[START]
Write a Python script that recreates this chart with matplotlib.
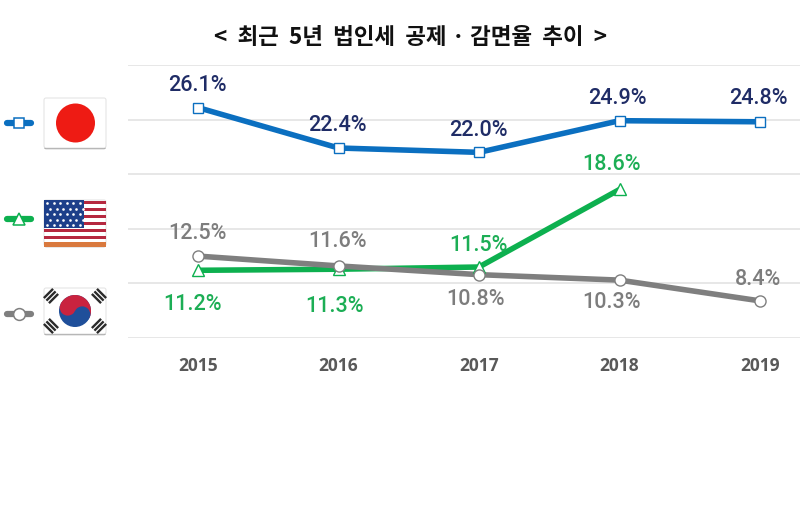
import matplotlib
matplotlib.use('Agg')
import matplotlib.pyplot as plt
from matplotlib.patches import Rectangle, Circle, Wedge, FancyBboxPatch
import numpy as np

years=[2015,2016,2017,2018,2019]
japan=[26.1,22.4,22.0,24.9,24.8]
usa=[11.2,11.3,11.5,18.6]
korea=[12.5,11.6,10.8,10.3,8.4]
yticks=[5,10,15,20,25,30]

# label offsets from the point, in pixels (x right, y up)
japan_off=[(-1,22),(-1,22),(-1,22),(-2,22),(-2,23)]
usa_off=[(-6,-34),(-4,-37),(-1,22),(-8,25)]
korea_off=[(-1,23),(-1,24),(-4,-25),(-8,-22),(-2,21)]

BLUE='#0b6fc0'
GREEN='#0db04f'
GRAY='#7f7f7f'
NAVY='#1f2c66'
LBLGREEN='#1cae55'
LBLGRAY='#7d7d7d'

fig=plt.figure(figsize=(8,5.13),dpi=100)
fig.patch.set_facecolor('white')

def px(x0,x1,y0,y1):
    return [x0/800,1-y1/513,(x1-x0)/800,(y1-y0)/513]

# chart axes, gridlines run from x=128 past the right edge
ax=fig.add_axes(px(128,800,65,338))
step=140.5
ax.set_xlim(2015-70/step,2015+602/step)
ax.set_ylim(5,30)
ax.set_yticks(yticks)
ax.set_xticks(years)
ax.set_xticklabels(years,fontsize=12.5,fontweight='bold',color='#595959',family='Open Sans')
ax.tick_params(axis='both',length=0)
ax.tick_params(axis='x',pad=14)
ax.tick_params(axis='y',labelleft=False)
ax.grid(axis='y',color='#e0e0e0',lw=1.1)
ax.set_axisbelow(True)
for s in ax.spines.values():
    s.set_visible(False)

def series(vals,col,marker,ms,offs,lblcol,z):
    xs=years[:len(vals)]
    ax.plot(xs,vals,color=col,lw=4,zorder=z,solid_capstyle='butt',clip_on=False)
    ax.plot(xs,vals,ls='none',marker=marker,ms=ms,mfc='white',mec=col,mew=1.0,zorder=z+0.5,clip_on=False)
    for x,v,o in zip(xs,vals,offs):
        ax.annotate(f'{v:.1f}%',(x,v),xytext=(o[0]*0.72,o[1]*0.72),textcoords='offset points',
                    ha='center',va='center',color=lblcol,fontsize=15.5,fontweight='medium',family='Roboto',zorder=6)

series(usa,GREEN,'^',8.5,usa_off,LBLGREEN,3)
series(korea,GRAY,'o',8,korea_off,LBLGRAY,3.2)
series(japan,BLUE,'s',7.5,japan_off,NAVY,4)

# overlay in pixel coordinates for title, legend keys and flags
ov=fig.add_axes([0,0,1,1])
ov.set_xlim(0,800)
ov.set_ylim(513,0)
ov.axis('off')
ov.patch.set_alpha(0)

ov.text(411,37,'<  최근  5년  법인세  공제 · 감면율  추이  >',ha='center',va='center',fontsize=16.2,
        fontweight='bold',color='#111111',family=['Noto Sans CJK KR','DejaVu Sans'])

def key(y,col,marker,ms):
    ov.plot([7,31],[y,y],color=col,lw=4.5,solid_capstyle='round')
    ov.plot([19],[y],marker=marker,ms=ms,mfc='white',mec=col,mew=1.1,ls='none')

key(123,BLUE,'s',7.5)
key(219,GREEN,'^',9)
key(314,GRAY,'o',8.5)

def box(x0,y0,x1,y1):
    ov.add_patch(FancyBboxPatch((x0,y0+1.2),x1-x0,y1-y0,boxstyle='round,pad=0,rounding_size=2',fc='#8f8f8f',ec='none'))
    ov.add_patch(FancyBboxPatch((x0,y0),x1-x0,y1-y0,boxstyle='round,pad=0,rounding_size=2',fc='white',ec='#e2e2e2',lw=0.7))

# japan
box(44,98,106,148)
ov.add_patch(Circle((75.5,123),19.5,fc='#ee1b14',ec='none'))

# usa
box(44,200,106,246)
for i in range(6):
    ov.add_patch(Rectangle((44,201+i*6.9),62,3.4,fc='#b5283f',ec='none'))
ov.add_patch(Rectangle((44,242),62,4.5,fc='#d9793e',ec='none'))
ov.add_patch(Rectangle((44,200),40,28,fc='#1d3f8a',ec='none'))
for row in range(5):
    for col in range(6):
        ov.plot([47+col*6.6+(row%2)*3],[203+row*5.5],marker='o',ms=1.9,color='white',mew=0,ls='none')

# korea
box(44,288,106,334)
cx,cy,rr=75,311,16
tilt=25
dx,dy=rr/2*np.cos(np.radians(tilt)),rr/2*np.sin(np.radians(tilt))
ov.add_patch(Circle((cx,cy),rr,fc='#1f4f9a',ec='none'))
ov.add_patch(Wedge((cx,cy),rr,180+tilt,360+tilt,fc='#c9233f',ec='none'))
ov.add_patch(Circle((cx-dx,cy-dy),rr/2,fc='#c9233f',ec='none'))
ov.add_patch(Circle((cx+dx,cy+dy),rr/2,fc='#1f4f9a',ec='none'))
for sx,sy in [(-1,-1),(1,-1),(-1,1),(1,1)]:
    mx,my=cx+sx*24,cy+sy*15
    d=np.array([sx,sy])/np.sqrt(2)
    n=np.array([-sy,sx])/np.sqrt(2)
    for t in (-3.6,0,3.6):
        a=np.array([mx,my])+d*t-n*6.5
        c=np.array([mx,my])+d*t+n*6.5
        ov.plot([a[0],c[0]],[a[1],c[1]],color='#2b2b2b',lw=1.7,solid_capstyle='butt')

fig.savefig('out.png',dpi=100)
[END]
* _THE TASK_: Quote, please, every line of the material above from its start through the line that has "s.set_visible(False)", reproducing the words exactly and dropping any images.

* _EXERCISE ANSWER_:
Write a Python script that recreates this chart with matplotlib.
import matplotlib
matplotlib.use('Agg')
import matplotlib.pyplot as plt
from matplotlib.patches import Rectangle, Circle, Wedge, FancyBboxPatch
import numpy as np

years=[2015,2016,2017,2018,2019]
japan=[26.1,22.4,22.0,24.9,24.8]
usa=[11.2,11.3,11.5,18.6]
korea=[12.5,11.6,10.8,10.3,8.4]
yticks=[5,10,15,20,25,30]

# label offsets from the point, in pixels (x right, y up)
japan_off=[(-1,22),(-1,22),(-1,22),(-2,22),(-2,23)]
usa_off=[(-6,-34),(-4,-37),(-1,22),(-8,25)]
korea_off=[(-1,23),(-1,24),(-4,-25),(-8,-22),(-2,21)]

BLUE='#0b6fc0'
GREEN='#0db04f'
GRAY='#7f7f7f'
NAVY='#1f2c66'
LBLGREEN='#1cae55'
LBLGRAY='#7d7d7d'

fig=plt.figure(figsize=(8,5.13),dpi=100)
fig.patch.set_facecolor('white')

def px(x0,x1,y0,y1):
    return [x0/800,1-y1/513,(x1-x0)/800,(y1-y0)/513]

# chart axes, gridlines run from x=128 past the right edge
ax=fig.add_axes(px(128,800,65,338))
step=140.5
ax.set_xlim(2015-70/step,2015+602/step)
ax.set_ylim(5,30)
ax.set_yticks(yticks)
ax.set_xticks(years)
ax.set_xticklabels(years,fontsize=12.5,fontweight='bold',color='#595959',family='Open Sans')
ax.tick_params(axis='both',length=0)
ax.tick_params(axis='x',pad=14)
ax.tick_params(axis='y',labelleft=False)
ax.grid(axis='y',color='#e0e0e0',lw=1.1)
ax.set_axisbelow(True)
for s in ax.spines.values():
    s.set_visible(False)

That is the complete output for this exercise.